De Suárez ya lo hemos escrito todo. Descanse en paz. Felipe González, lejos de la quietud de un jarrón chino, lleva la vida de un segundón de familia adinerada, languidece y se aburre en los consejos de administración y diseña joyas para sus amigos aún más ricos. Es un abuelo chic del barrio de Salamanca, ha colocado a su niño en una empresa de armamento y es probable que mire con perplejidad sus propias fotos de juventud -pana gruesa y tortilla de patata campera-, en aquellos tiempos de la clandestinidad de plexiglás. Nada de lo que ocurre ahora se entiende sin ese abogado sevillano de clase media, ni siquiera el hecho de que estén desapareciendo las clases medias. Eso no quiere decir que todo lo malo que nos aqueja se le pueda achacar a su persona, ni mucho menos, pero en Felipe mejor que en nadie -exceptuando a Janli Cebrián- se puede diseccionar a una generación que recibió la herencia más opulenta de la historia nacional, y que nos ha legado una especie de siglo XIX pero con muchas maquinitas.

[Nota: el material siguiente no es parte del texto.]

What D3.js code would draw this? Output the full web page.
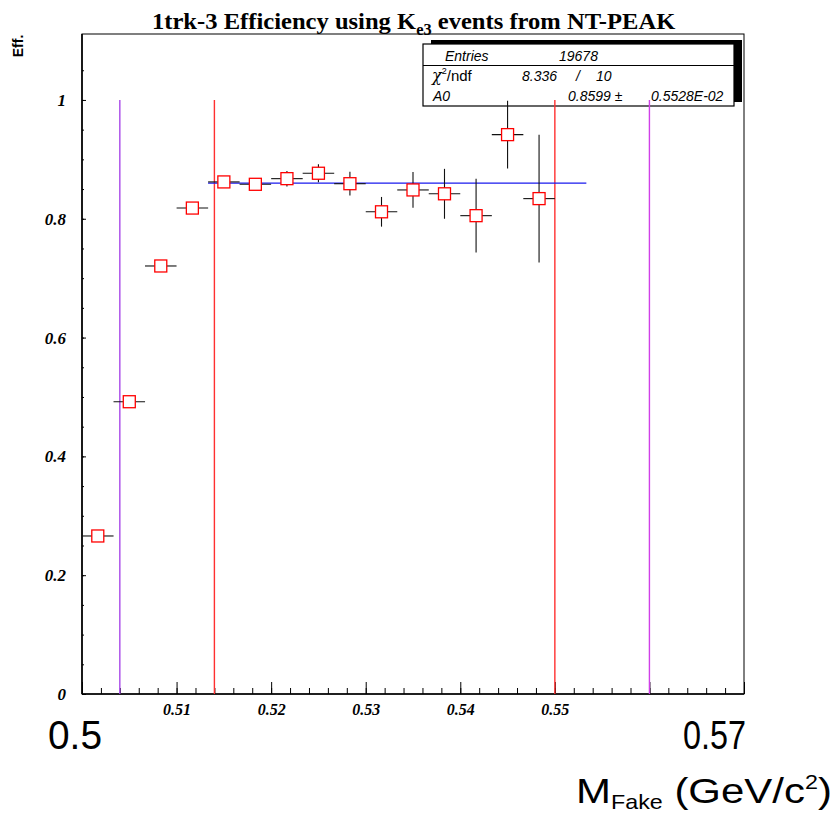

Después vino Aznar, que en la noche de su primera elección tuvo que arriar a toda prisa las banderas victoriosas de Quintanilla de Onésimo, y recordar que hablaba catalán en la intimidad. Con ese argumento doméstico permitió que Pujol obligase a los niños a hablarlo en la escuela aunque fuesen hijos de un guardia civil de Almendralejo. Aznar encumbró al progre Arriola y con él hizo realidad la profecía de Ricardo de la Cierva, “la derecha sin remedio”, porque desde entonces el PP emprendió su larga marcha hacia el centro, una ruta interminable -por la sencilla razón de que les falta una referencia diestra- que no se ha detenido ni siquiera en el acuerdo amistoso con el Partido Comunista chino. Como dijo Alfonso Guerra, de dónde vendrían, para no haber alcanzado aún la moderación centrista.
Ahora, la propia naturaleza de esa evolución ha convertido a Aznar en un dinosaurio tardofranquista. No es cierto, claro, pero así se le aparece a esa generación de abogados del estado pop, los que se están haciendo con el PP gracias a sus oposiciones y a la ausencia de oposición, transformándolo en un partido tecnócrata, burocrático y único. Y en ese modelo -tan chino- Aznar molesta. Ahora es como el veterano de Flandes al que ponía voz Marquina: “Pasan años, cambian vidas/ y todo, a mi alrededor/ por disimular lo que es, se asombra de lo que soy.”
Muy amablemente, Vidal Quadras ha invitado al expresidente a intervenir en la campaña de Vox, una especie de pacto del Majestic pero al revés. Para que luego digan que los catalanes no son generosos.
Pero Aznar no querrá. Sigue siendo el inexplicable presidente de honor de un partido en el que ya no caben ni Ortega Lara, ni Santi Abascal, ni Mayor Oreja. Casi ni hay hueco para Esperanza Aguirre, que la toleran porque no se la sacan de encima ni con la policía municipal.